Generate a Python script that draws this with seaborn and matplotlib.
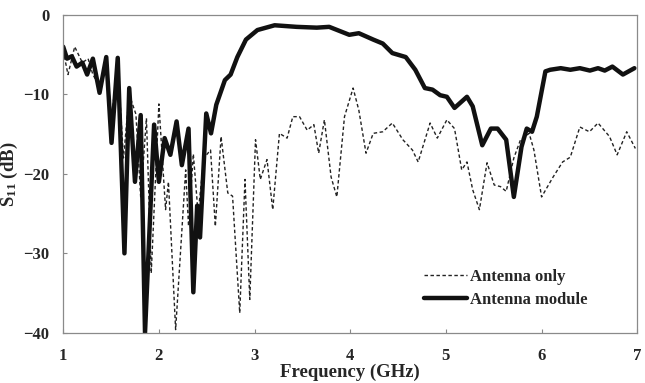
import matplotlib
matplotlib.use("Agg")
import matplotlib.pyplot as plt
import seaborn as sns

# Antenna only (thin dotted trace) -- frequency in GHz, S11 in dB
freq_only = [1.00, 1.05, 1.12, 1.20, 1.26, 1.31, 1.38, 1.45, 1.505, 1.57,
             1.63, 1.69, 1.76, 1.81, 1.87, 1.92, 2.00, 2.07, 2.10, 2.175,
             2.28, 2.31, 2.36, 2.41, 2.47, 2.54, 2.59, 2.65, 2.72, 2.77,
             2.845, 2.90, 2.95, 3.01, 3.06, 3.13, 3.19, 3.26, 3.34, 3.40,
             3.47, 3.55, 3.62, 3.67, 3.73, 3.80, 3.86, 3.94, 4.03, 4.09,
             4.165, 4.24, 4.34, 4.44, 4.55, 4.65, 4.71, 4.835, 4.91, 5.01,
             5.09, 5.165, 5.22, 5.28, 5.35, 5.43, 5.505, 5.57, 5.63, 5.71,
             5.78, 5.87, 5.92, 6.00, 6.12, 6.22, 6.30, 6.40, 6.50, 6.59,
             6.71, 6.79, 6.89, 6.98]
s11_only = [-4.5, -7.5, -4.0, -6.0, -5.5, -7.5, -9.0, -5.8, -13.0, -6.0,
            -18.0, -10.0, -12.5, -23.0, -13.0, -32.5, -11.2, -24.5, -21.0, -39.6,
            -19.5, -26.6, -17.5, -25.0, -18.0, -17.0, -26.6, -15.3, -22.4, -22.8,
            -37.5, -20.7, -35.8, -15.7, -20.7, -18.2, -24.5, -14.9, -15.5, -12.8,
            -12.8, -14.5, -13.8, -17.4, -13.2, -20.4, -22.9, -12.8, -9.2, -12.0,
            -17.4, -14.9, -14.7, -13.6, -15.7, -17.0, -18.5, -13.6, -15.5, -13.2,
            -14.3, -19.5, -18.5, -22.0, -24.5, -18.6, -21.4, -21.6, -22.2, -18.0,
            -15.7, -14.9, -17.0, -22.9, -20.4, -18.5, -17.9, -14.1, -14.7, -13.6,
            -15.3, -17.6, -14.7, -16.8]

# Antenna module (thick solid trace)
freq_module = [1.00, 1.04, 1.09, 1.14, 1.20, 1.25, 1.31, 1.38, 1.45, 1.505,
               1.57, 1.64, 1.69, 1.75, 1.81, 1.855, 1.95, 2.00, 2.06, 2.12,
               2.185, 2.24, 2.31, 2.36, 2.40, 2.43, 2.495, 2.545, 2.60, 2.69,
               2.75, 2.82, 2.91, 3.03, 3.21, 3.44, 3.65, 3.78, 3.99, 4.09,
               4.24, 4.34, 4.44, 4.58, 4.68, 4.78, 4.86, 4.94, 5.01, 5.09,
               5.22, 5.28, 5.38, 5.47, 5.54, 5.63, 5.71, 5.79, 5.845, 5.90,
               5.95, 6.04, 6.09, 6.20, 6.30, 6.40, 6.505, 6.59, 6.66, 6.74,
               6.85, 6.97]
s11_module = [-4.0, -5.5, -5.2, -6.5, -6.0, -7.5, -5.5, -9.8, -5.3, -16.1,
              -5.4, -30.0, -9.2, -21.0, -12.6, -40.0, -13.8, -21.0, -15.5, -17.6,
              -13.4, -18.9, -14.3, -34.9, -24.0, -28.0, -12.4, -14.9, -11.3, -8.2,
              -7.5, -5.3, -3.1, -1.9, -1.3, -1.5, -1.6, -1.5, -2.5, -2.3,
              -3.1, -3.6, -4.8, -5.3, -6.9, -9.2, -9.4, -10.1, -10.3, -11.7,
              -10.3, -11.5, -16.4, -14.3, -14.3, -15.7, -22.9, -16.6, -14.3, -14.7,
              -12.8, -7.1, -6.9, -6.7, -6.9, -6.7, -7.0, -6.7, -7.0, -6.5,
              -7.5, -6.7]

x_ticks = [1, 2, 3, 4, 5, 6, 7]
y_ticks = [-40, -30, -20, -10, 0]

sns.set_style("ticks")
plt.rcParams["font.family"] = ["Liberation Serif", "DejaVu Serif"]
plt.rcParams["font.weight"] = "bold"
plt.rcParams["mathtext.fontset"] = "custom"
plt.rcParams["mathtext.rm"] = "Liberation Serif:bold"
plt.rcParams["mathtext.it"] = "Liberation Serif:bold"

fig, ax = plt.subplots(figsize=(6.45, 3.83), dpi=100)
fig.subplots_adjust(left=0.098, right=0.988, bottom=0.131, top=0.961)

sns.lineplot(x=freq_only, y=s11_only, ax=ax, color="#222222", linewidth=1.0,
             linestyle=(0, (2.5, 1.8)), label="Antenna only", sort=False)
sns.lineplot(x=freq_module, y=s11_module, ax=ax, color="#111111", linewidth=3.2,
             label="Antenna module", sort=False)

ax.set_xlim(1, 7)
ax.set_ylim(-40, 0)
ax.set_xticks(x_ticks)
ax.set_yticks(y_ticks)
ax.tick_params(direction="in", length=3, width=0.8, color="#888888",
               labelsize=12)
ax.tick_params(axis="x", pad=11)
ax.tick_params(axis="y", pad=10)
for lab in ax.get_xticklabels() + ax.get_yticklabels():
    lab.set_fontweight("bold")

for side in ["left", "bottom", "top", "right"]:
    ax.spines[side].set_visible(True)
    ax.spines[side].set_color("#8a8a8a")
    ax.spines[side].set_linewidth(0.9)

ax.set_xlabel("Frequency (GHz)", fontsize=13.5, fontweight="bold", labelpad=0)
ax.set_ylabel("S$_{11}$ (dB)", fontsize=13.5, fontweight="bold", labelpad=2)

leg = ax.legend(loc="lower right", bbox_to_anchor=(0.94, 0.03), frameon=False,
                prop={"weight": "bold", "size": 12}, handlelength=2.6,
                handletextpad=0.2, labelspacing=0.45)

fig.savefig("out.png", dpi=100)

--------------------------------

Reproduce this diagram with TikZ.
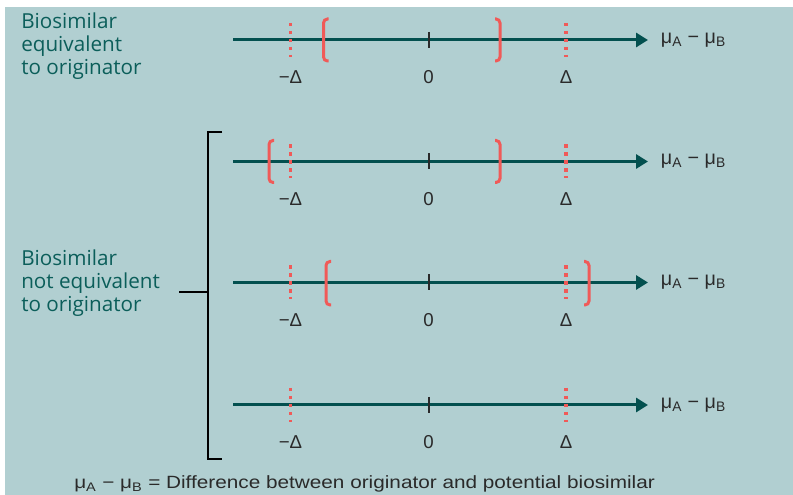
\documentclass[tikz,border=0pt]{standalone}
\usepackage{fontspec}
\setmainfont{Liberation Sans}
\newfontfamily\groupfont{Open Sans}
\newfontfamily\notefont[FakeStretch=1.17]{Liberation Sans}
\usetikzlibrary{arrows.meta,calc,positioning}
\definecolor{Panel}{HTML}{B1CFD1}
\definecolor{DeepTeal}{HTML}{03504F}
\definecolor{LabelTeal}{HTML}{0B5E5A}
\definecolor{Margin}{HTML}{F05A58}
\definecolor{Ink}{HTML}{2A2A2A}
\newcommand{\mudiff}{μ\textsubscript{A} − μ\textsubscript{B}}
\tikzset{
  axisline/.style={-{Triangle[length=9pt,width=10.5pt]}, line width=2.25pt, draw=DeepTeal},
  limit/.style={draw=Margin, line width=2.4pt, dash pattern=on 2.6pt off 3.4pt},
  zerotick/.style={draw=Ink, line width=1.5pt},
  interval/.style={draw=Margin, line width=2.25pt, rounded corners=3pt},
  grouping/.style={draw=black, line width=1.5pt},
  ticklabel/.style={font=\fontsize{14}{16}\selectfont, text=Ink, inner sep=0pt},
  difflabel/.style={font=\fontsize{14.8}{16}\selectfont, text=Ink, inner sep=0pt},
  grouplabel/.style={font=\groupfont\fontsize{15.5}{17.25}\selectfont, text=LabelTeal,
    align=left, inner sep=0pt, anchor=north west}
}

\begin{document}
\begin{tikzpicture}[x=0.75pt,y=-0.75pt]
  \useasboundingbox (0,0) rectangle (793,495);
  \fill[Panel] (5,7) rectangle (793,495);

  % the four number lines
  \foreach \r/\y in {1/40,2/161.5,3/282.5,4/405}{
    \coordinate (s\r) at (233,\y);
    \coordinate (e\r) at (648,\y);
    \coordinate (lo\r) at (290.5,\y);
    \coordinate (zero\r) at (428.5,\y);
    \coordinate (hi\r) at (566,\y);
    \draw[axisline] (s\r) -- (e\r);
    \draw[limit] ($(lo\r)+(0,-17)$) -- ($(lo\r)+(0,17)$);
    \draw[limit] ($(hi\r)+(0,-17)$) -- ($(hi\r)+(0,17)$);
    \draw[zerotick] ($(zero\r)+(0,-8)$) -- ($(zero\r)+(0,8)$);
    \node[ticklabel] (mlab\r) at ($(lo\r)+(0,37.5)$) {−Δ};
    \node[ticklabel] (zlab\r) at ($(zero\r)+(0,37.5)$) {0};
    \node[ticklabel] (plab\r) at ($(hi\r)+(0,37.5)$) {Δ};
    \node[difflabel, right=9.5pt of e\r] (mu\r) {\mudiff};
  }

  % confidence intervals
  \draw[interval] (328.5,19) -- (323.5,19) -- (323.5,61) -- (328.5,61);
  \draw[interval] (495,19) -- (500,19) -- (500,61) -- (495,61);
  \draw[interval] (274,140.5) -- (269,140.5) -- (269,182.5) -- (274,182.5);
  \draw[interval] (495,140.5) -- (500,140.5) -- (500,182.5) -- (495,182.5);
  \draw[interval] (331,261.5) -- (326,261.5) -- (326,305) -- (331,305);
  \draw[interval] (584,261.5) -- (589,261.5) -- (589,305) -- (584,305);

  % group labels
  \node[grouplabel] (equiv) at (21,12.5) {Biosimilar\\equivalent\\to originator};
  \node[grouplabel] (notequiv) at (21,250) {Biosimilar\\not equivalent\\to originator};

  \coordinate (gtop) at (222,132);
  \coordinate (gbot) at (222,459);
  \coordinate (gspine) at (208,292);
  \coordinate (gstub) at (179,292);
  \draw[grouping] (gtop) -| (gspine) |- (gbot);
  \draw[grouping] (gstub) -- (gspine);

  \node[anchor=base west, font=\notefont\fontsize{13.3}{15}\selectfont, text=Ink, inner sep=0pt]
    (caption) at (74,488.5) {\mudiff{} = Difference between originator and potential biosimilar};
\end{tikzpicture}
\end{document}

--------------------------------

What needs to be done
Reproduce exactly the lines above starting at the line containing "Generate a Python" and ending at the line containing "import seaborn as sns", including both, but not the pictures.

Answer to this problem
Generate a Python script that draws this with seaborn and matplotlib.
import matplotlib
matplotlib.use("Agg")
import matplotlib.pyplot as plt
import seaborn as sns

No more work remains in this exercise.